**WHAT THE TASK REQUIRES:** Pick out every line of the entries below where "page" occurs, and copy those lines.

**EXERCISE INPUTS:**
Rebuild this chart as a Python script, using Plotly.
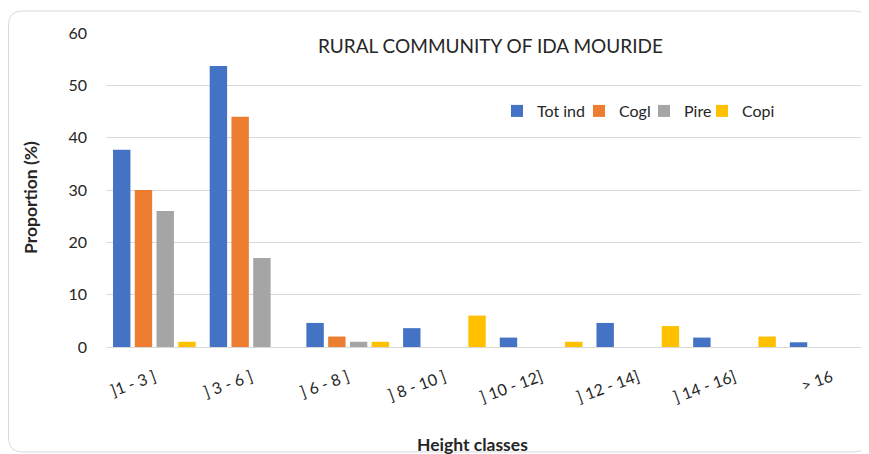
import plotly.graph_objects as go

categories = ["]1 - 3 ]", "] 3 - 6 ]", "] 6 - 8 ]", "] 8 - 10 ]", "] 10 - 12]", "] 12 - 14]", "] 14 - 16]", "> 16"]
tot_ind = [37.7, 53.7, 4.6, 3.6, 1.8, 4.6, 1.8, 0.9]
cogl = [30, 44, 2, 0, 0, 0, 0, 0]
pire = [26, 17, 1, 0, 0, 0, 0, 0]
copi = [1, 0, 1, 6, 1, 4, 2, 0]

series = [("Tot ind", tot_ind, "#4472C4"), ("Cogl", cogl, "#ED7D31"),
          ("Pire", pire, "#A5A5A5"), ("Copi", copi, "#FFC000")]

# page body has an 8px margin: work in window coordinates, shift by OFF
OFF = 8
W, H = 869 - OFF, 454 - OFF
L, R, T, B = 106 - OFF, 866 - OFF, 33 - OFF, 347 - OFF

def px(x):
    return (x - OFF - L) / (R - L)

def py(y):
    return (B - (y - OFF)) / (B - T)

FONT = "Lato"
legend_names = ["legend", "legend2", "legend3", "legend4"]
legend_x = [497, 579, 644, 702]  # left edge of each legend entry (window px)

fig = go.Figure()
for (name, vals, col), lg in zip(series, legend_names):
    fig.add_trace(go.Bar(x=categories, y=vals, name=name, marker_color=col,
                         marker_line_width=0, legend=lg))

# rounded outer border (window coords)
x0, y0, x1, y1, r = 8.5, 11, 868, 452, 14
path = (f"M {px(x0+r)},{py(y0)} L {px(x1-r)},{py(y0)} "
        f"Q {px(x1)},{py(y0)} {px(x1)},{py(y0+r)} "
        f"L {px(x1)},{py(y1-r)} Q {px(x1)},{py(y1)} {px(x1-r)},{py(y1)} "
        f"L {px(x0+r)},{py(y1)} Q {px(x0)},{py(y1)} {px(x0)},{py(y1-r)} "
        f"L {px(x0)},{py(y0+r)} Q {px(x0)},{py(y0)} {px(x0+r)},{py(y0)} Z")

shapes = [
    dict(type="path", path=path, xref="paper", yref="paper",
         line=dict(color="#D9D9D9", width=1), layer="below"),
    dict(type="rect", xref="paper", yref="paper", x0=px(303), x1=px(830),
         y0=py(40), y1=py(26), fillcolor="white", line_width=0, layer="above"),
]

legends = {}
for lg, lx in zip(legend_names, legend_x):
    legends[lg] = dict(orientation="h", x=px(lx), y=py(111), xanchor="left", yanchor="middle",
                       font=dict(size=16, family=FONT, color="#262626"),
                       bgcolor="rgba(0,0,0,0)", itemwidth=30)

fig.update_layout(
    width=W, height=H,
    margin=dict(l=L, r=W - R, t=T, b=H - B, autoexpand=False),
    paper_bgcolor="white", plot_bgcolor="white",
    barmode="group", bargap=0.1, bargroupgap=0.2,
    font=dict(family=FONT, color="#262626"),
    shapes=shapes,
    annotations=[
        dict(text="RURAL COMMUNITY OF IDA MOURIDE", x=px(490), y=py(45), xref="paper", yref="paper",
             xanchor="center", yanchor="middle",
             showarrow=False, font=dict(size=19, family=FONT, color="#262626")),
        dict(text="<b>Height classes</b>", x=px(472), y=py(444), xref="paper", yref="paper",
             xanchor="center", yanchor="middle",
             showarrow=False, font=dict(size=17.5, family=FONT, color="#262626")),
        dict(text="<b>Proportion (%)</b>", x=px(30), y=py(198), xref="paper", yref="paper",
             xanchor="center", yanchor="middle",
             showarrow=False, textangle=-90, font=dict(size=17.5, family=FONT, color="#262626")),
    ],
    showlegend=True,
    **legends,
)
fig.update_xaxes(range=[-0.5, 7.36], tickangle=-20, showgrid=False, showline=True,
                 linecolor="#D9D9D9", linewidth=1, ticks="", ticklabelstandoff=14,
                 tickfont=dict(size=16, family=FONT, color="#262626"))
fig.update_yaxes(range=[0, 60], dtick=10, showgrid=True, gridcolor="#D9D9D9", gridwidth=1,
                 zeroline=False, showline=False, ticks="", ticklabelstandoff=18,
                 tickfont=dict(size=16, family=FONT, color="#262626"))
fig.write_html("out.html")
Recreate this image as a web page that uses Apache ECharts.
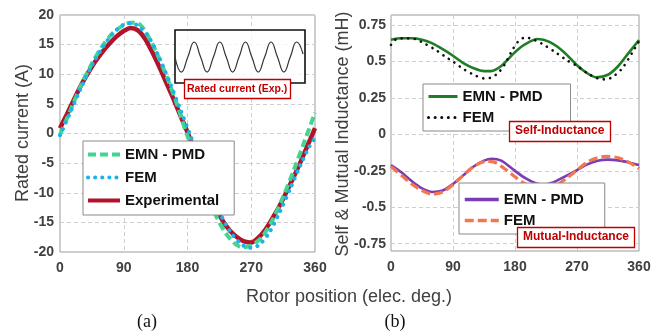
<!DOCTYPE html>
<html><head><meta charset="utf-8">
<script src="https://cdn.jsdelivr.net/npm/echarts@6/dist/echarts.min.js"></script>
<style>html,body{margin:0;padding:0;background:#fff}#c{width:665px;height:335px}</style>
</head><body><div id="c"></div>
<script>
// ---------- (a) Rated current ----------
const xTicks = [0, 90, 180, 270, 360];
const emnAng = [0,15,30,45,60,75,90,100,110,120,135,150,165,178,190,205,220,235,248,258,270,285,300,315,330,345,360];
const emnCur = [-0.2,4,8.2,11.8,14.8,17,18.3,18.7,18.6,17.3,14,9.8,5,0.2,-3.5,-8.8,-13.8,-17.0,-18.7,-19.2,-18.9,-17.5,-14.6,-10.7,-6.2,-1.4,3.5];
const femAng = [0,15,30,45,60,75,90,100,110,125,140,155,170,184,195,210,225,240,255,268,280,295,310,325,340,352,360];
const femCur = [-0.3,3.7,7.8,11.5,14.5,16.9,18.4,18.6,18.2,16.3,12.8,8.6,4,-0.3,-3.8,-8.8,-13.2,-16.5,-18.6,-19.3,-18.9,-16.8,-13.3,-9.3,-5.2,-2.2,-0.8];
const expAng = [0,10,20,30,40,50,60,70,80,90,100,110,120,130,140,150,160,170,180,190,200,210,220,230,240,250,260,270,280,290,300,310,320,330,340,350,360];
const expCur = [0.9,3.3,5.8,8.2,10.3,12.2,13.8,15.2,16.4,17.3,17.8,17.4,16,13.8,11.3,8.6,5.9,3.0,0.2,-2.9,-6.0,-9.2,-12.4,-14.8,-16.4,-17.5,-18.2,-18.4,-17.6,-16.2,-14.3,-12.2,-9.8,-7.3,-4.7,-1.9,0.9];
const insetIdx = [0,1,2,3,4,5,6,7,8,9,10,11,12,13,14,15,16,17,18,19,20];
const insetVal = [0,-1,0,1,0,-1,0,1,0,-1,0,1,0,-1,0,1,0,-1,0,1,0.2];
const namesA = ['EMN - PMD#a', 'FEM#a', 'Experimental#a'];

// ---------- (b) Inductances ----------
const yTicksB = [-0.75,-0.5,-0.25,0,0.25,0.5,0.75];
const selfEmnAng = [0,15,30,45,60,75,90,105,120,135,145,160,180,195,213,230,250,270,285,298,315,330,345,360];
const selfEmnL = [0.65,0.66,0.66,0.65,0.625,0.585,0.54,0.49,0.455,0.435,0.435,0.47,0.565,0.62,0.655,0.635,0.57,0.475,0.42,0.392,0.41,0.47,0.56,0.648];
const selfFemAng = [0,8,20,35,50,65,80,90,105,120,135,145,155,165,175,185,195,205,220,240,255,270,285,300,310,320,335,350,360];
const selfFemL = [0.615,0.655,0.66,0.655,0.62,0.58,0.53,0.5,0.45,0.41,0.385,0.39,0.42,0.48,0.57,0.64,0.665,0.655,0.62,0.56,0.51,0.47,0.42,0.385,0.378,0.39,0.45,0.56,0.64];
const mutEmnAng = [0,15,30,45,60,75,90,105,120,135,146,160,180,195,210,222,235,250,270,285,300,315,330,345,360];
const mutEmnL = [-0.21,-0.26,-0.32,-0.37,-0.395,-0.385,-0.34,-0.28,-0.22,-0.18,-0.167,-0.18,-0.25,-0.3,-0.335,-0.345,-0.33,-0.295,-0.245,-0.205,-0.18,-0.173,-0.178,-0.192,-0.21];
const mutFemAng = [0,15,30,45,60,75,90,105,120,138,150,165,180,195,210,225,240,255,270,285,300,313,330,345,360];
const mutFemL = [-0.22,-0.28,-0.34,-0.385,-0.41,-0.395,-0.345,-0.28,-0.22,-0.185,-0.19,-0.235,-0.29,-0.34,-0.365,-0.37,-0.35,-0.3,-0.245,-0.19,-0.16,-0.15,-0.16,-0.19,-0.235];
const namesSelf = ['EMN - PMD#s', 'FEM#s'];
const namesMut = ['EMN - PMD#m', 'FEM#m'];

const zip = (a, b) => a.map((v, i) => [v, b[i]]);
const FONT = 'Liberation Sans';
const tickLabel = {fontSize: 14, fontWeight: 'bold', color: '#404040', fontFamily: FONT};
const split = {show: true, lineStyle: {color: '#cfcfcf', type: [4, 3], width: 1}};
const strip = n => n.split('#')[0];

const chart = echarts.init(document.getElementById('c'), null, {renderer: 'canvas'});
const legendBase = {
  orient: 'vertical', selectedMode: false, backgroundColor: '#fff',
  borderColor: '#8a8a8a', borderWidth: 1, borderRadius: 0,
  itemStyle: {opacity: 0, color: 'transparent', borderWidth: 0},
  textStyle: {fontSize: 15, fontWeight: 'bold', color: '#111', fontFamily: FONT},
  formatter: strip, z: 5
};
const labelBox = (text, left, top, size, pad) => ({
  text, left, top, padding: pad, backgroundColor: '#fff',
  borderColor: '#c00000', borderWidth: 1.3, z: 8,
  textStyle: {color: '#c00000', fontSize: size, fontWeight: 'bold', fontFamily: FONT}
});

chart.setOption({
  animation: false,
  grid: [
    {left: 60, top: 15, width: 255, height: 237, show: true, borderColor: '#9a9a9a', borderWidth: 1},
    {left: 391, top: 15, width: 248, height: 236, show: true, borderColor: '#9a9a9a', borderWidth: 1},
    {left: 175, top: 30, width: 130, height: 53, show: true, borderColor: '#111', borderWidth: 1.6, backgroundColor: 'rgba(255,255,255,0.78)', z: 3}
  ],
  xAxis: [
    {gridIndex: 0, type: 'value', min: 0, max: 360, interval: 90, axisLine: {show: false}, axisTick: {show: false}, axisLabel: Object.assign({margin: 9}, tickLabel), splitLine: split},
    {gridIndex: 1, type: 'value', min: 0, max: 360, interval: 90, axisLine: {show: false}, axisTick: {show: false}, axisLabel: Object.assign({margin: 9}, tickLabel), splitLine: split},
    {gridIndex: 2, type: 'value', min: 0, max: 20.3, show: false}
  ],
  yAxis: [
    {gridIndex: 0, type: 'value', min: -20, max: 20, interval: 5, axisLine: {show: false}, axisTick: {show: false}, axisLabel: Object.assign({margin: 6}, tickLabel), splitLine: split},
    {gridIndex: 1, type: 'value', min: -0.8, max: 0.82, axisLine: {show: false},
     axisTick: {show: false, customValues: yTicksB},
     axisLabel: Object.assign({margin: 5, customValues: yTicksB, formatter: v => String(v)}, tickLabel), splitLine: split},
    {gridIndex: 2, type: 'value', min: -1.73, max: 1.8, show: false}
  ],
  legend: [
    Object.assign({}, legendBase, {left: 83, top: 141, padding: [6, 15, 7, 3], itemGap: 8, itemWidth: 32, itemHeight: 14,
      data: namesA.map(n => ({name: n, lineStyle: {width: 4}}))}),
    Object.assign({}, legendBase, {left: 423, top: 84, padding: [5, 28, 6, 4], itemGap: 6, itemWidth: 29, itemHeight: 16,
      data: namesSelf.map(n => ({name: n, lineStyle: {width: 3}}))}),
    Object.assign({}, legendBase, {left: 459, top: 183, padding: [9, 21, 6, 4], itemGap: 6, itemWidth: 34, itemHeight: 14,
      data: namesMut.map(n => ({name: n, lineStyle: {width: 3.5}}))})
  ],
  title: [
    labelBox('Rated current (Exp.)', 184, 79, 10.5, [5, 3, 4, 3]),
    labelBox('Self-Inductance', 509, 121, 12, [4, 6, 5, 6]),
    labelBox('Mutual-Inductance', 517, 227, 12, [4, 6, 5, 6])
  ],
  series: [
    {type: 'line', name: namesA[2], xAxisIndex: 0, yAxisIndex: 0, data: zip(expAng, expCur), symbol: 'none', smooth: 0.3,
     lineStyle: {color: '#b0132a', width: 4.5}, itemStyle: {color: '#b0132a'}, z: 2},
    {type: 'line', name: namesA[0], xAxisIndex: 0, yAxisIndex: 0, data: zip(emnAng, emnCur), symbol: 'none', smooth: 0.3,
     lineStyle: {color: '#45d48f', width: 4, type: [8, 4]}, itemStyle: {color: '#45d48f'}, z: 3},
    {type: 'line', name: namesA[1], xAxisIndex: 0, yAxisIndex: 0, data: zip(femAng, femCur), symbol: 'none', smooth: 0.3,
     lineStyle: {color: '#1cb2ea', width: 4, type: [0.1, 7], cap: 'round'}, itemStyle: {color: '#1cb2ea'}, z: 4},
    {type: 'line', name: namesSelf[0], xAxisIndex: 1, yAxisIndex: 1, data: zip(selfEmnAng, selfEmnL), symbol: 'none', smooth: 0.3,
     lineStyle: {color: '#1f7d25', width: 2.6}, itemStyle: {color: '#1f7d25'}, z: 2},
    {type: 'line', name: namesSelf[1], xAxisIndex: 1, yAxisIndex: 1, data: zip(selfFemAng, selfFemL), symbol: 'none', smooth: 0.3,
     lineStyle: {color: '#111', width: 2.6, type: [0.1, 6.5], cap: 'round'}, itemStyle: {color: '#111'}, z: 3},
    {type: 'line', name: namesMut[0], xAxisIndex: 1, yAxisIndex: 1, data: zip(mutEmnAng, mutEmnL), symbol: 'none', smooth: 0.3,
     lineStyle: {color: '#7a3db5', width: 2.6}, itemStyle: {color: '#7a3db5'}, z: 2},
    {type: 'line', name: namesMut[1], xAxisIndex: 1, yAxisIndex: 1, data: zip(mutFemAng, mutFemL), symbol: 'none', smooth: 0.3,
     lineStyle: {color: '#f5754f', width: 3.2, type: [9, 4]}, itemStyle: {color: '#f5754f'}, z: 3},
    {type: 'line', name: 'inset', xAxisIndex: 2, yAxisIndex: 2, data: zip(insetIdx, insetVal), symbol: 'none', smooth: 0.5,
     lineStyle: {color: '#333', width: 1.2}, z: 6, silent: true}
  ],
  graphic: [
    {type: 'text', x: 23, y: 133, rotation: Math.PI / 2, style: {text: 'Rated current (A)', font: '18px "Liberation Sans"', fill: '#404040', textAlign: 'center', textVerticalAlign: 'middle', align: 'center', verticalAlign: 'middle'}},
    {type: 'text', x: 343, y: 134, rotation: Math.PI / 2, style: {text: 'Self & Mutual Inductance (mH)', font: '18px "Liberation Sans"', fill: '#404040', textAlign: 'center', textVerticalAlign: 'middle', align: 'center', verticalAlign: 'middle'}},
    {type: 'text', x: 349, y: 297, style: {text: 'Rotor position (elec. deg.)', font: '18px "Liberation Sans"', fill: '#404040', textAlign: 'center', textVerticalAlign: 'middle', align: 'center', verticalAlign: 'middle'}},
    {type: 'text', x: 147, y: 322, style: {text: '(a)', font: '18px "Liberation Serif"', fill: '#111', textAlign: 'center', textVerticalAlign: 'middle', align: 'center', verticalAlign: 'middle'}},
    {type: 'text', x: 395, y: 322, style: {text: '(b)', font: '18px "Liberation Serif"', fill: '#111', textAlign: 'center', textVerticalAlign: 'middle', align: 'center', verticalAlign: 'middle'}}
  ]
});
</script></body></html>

**CORRECT RESULT:**
# page body has an 8px margin: work in window coordinates, shift by OFF
Recreate this image as a web page that uses Apache ECharts.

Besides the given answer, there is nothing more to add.